» **Record set**:
^^^^

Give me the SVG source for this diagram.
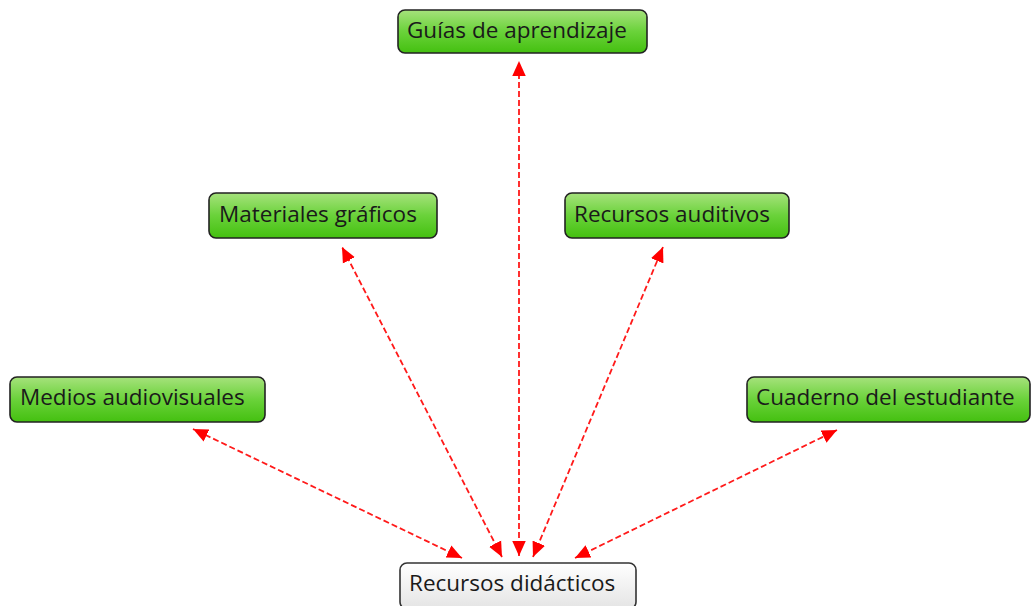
<svg xmlns="http://www.w3.org/2000/svg" width="1031" height="606" viewBox="0 0 1031 606">
<style>
.g{fill:url(#gg);stroke:#222;stroke-width:1.6}
.w{fill:url(#gw);stroke:#333;stroke-width:1.6}
text{font-family:"Open Sans","DejaVu Sans",sans-serif;font-size:22.5px;fill:#1a1a1a}
.c{stroke:#ff1a1a;stroke-width:1.8;stroke-dasharray:6,3;fill:none;marker-start:url(#a);marker-end:url(#a)}
</style>
<defs>
<linearGradient id="gg" x1="0" y1="0" x2="0" y2="1"><stop offset="0" stop-color="#a6e27c"/><stop offset="0.5" stop-color="#6ad23a"/><stop offset="1" stop-color="#44c010"/></linearGradient>
<linearGradient id="gw" x1="0" y1="0" x2="0" y2="1"><stop offset="0" stop-color="#ffffff"/><stop offset="1" stop-color="#e4e4e4"/></linearGradient>
<marker id="a" viewBox="0 0 10 10" refX="10" refY="5" markerWidth="15" markerHeight="15" markerUnits="userSpaceOnUse" orient="auto-start-reverse"><path d="M0,0.5L10,5L0,9.5z" fill="#ff0000"/></marker>
</defs>
<g id="connectors">
<line class="c" x1="519" y1="556" x2="519" y2="61"/>
<line class="c" x1="502" y1="557" x2="342" y2="247"/>
<line class="c" x1="533" y1="557" x2="663" y2="247"/>
<line class="c" x1="462" y1="558" x2="193" y2="429"/>
<line class="c" x1="575" y1="558" x2="837" y2="430"/>
</g>
<g id="guias"><rect class="g" x="398" y="10" width="249" height="43" rx="7"/><text x="407" y="38">Guías de aprendizaje</text></g>
<g id="materiales"><rect class="g" x="209" y="193" width="228" height="45" rx="7"/><text x="219" y="222">Materiales gráficos</text></g>
<g id="auditivos"><rect class="g" x="565" y="193" width="224" height="45" rx="7"/><text x="574" y="222">Recursos auditivos</text></g>
<g id="medios"><rect class="g" x="10" y="377" width="255" height="45" rx="7"/><text x="20" y="405">Medios audiovisuales</text></g>
<g id="cuaderno"><rect class="g" x="747" y="377" width="283" height="45" rx="7"/><text x="756" y="405">Cuaderno del estudiante</text></g>
<g id="recursos"><rect class="w" x="400" y="563" width="236" height="46" rx="7"/><text x="409" y="591">Recursos didácticos</text></g>
</svg>
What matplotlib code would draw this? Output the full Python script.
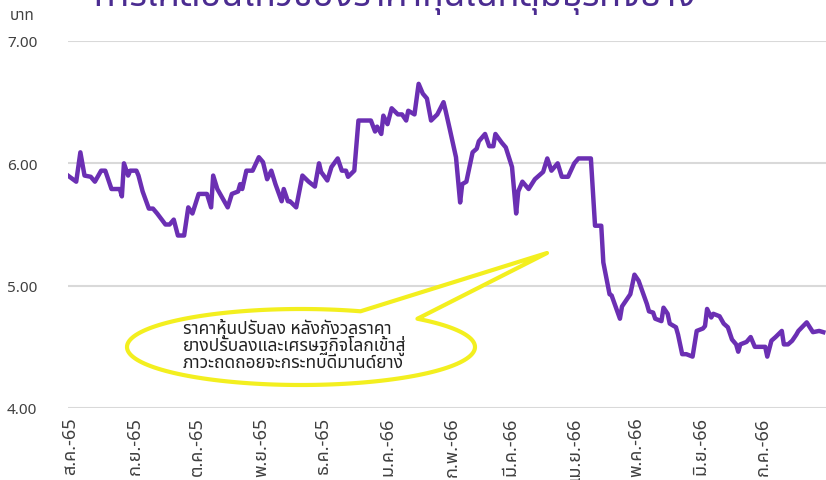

^^^^

» **Task directions**: Without the pictures, return all the records precisely as they stand.

» **The response**:
Give me the SVG source for this diagram.
<svg xmlns="http://www.w3.org/2000/svg" width="1031" height="606" viewBox="0 0 1031 606">
<style>
.g{fill:url(#gg);stroke:#222;stroke-width:1.6}
.w{fill:url(#gw);stroke:#333;stroke-width:1.6}
text{font-family:"Open Sans","DejaVu Sans",sans-serif;font-size:22.5px;fill:#1a1a1a}
.c{stroke:#ff1a1a;stroke-width:1.8;stroke-dasharray:6,3;fill:none;marker-start:url(#a);marker-end:url(#a)}
</style>
<defs>
<linearGradient id="gg" x1="0" y1="0" x2="0" y2="1"><stop offset="0" stop-color="#a6e27c"/><stop offset="0.5" stop-color="#6ad23a"/><stop offset="1" stop-color="#44c010"/></linearGradient>
<linearGradient id="gw" x1="0" y1="0" x2="0" y2="1"><stop offset="0" stop-color="#ffffff"/><stop offset="1" stop-color="#e4e4e4"/></linearGradient>
<marker id="a" viewBox="0 0 10 10" refX="10" refY="5" markerWidth="15" markerHeight="15" markerUnits="userSpaceOnUse" orient="auto-start-reverse"><path d="M0,0.5L10,5L0,9.5z" fill="#ff0000"/></marker>
</defs>
<g id="connectors">
<line class="c" x1="519" y1="556" x2="519" y2="61"/>
<line class="c" x1="502" y1="557" x2="342" y2="247"/>
<line class="c" x1="533" y1="557" x2="663" y2="247"/>
<line class="c" x1="462" y1="558" x2="193" y2="429"/>
<line class="c" x1="575" y1="558" x2="837" y2="430"/>
</g>
<g id="guias"><rect class="g" x="398" y="10" width="249" height="43" rx="7"/><text x="407" y="38">Guías de aprendizaje</text></g>
<g id="materiales"><rect class="g" x="209" y="193" width="228" height="45" rx="7"/><text x="219" y="222">Materiales gráficos</text></g>
<g id="auditivos"><rect class="g" x="565" y="193" width="224" height="45" rx="7"/><text x="574" y="222">Recursos auditivos</text></g>
<g id="medios"><rect class="g" x="10" y="377" width="255" height="45" rx="7"/><text x="20" y="405">Medios audiovisuales</text></g>
<g id="cuaderno"><rect class="g" x="747" y="377" width="283" height="45" rx="7"/><text x="756" y="405">Cuaderno del estudiante</text></g>
<g id="recursos"><rect class="w" x="400" y="563" width="236" height="46" rx="7"/><text x="409" y="591">Recursos didácticos</text></g>
</svg>
What matplotlib code would draw this? Output the full Python script.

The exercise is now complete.